Aim of the exercise – Here is the task for the listing below: output exactly the lines from the one containing "What matplotlib code" through the one containing "ax.bar(x, values, width=0.46, color='black')", and leave out the pictures.

Input –
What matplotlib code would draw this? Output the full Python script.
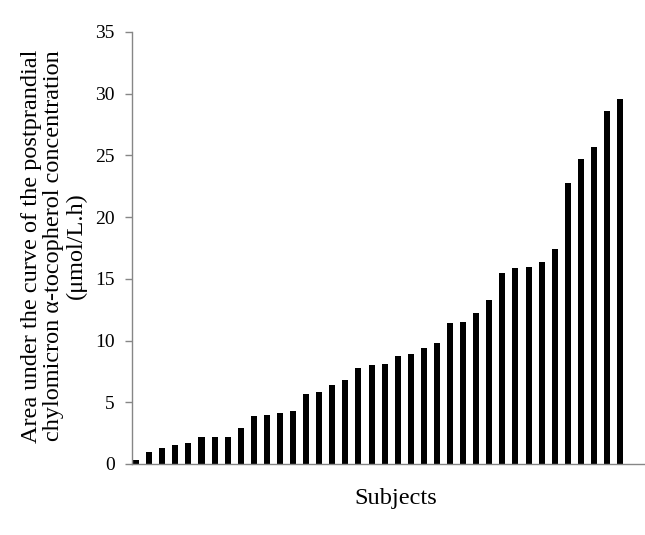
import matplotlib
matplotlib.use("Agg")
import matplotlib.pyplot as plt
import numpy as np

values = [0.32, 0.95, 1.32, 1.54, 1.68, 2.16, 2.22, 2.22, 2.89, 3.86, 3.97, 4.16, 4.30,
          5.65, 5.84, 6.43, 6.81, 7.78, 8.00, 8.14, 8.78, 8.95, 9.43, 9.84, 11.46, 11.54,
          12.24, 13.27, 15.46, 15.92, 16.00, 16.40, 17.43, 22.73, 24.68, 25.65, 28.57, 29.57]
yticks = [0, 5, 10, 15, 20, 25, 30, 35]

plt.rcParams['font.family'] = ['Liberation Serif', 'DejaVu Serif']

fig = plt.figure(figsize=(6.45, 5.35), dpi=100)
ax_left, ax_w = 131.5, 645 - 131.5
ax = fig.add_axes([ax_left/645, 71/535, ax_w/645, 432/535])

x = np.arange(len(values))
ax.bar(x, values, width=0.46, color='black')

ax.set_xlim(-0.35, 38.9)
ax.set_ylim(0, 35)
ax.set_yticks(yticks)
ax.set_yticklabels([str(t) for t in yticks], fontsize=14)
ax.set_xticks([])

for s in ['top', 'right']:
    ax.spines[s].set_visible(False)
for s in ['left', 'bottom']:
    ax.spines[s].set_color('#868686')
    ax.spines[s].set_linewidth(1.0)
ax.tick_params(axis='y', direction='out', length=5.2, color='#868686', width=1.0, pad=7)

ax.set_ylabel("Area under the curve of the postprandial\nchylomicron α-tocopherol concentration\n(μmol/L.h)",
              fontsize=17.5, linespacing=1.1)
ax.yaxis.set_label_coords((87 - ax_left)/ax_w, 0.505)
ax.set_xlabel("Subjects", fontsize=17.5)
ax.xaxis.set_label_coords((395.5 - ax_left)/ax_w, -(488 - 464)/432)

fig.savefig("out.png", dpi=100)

==

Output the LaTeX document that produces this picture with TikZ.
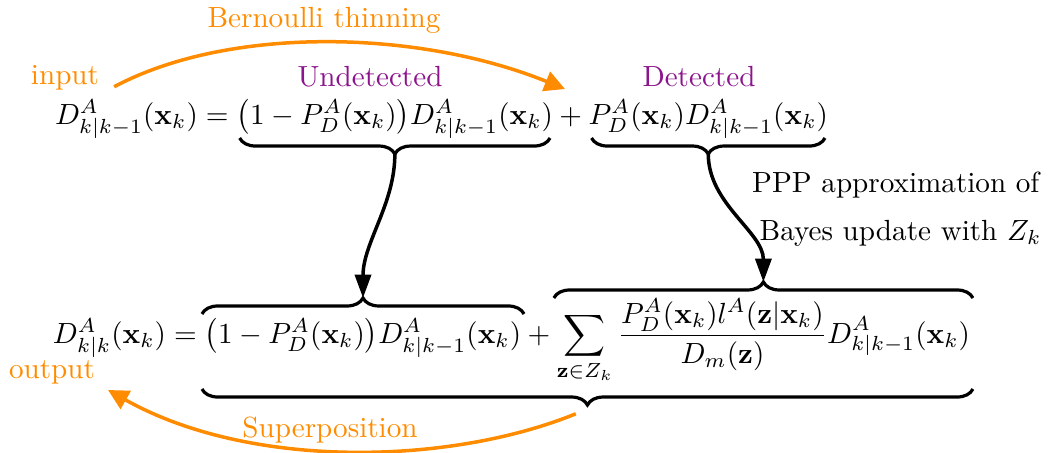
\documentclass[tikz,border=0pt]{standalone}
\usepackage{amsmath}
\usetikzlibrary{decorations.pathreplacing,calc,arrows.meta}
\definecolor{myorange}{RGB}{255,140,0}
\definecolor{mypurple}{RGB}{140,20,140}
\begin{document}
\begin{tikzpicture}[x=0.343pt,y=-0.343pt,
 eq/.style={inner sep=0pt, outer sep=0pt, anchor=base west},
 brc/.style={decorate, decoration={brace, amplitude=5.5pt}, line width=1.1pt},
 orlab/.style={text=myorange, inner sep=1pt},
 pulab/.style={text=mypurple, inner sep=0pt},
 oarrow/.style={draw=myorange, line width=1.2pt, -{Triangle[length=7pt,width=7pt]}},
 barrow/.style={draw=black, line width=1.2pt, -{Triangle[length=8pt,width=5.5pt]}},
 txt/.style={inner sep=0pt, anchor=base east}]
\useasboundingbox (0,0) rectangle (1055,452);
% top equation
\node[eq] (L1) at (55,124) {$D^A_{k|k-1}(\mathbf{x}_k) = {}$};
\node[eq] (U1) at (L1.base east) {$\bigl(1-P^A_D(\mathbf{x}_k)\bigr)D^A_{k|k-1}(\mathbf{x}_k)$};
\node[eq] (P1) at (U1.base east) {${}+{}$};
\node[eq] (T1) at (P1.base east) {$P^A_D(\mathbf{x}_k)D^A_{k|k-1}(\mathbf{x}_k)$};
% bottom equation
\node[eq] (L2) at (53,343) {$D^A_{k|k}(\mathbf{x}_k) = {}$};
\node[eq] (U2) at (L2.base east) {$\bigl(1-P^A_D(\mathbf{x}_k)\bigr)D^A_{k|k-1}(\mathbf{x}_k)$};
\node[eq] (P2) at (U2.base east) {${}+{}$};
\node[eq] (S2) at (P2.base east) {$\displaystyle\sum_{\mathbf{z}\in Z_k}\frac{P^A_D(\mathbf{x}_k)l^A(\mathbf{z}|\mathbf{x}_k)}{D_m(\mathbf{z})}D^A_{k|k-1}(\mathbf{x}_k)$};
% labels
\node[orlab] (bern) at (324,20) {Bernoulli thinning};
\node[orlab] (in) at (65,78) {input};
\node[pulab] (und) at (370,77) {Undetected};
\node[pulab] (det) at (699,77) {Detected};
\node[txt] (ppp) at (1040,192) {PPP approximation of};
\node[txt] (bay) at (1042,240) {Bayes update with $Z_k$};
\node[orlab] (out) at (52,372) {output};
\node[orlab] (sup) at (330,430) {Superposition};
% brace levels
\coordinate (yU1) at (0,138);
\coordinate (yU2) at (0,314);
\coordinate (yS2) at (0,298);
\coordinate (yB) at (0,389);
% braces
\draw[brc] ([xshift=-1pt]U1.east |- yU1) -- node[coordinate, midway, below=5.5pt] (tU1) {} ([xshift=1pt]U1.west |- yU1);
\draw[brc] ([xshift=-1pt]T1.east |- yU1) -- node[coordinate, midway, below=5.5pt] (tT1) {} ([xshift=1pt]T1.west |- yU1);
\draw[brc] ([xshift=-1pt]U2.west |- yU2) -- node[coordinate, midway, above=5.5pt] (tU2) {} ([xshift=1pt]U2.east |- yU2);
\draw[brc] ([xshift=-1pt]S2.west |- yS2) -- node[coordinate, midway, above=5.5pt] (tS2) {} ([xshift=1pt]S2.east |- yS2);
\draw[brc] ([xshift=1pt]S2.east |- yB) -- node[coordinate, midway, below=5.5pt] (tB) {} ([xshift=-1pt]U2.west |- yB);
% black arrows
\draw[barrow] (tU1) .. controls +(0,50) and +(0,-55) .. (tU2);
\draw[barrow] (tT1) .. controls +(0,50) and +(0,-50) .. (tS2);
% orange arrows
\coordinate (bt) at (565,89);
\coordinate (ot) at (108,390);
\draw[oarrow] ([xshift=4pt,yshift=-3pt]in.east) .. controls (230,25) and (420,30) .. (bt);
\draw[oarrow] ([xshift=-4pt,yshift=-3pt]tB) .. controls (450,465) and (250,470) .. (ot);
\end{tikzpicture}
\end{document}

==

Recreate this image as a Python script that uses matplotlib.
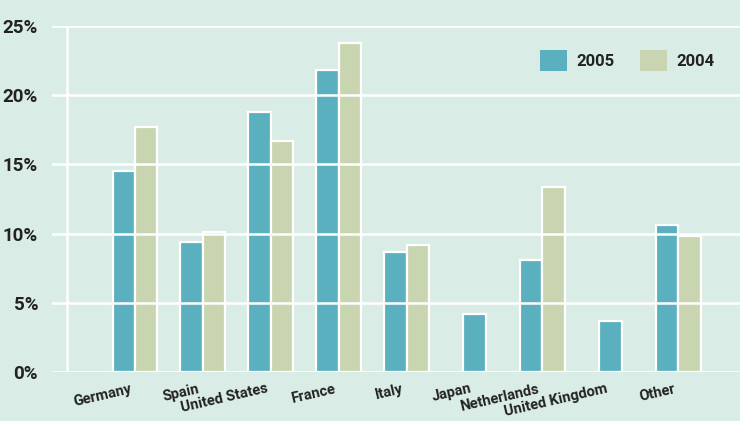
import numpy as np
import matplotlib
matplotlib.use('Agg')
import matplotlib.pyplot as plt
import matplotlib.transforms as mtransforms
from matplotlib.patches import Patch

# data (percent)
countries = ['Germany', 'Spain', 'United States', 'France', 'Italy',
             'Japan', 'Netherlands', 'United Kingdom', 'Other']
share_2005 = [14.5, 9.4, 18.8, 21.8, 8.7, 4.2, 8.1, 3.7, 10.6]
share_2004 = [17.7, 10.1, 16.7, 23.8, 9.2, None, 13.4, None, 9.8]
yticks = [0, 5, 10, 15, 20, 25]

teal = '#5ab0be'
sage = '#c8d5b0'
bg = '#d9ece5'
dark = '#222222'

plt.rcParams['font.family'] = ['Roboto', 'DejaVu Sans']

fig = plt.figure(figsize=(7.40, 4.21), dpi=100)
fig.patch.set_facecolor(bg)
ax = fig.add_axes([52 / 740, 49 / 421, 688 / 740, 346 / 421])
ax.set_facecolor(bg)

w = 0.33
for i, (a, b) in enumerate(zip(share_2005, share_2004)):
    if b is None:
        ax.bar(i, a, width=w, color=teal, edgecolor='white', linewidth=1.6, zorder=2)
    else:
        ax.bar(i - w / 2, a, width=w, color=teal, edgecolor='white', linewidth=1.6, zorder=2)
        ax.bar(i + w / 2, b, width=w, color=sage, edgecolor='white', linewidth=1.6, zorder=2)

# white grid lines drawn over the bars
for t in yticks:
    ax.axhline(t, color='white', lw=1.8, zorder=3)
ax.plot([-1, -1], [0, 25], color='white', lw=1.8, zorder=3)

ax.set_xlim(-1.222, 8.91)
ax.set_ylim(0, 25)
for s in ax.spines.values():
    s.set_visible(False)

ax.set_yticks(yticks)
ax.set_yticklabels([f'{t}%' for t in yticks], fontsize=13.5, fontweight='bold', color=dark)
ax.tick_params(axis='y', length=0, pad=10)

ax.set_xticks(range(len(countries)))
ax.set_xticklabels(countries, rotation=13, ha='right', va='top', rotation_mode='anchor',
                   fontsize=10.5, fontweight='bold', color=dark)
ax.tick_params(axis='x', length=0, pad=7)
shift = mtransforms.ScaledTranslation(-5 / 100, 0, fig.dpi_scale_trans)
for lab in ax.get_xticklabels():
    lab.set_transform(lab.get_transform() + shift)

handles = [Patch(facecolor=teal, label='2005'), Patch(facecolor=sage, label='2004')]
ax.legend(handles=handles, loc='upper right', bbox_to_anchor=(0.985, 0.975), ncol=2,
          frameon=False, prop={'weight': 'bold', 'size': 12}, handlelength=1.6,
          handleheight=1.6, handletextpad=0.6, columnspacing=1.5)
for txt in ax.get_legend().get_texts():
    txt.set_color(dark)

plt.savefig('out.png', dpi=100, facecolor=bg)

Right answer –
What matplotlib code would draw this? Output the full Python script.
import matplotlib
matplotlib.use("Agg")
import matplotlib.pyplot as plt
import numpy as np

values = [0.32, 0.95, 1.32, 1.54, 1.68, 2.16, 2.22, 2.22, 2.89, 3.86, 3.97, 4.16, 4.30,
          5.65, 5.84, 6.43, 6.81, 7.78, 8.00, 8.14, 8.78, 8.95, 9.43, 9.84, 11.46, 11.54,
          12.24, 13.27, 15.46, 15.92, 16.00, 16.40, 17.43, 22.73, 24.68, 25.65, 28.57, 29.57]
yticks = [0, 5, 10, 15, 20, 25, 30, 35]

plt.rcParams['font.family'] = ['Liberation Serif', 'DejaVu Serif']

fig = plt.figure(figsize=(6.45, 5.35), dpi=100)
ax_left, ax_w = 131.5, 645 - 131.5
ax = fig.add_axes([ax_left/645, 71/535, ax_w/645, 432/535])

x = np.arange(len(values))
ax.bar(x, values, width=0.46, color='black')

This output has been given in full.